Paolo Porelli, painter/sculptor, Rome 1966.
After graduating from the Academy of Fine Arts in Rome, Porelli began a period of experimentation in ceramics in which he identified an anthropomorphic figure as his preferred expressive form to provide the access to an archetypal dimension of reality, interpreting the critical behaviors of contemporary man and their consequences on the environment. The figures express the condensation of a visual language contaminated by surrealistic solutions, Pop proliferation and archaic symbolism. By amalgamating historical-artistic memory with present experience, he configures an imaginary representative of a hypothetical mythology of our days.

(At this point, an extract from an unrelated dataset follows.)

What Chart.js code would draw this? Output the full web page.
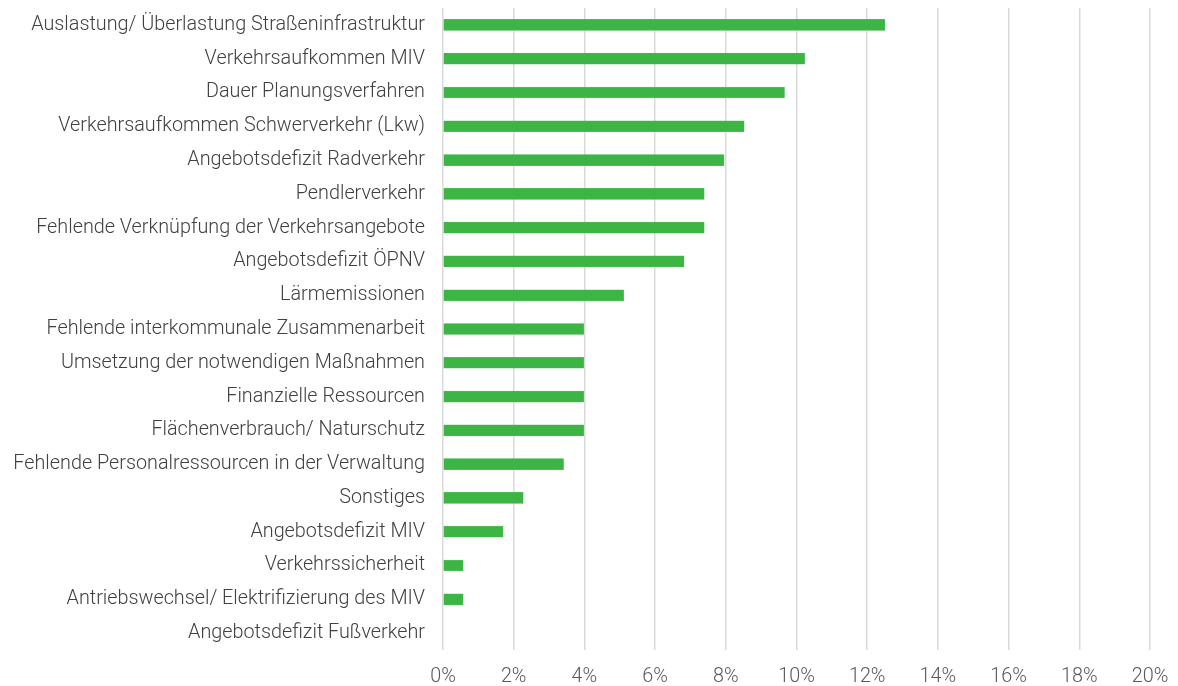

Porelli has participated in artist residencies and conferences in America, China and Europe, including The Clay Studio and The Archie Bray Foundation in the United States, Jingdezhen International Studio and Blanc de Chine ICAA in China, EKCW in the Netherlands and Woodman Family Foundation in Italy. He has exhibited in solo and group exhibitions in Italy and abroad (China, South Korea, Belgium, Denmark, Germany, the Netherlands, Spain and the USA). Together with Lori-Ann Touchette he founded CRETA Rome, an international center of ceramics and the arts in 2012. In 2021, he was elected a member of the International Academy of Ceramics.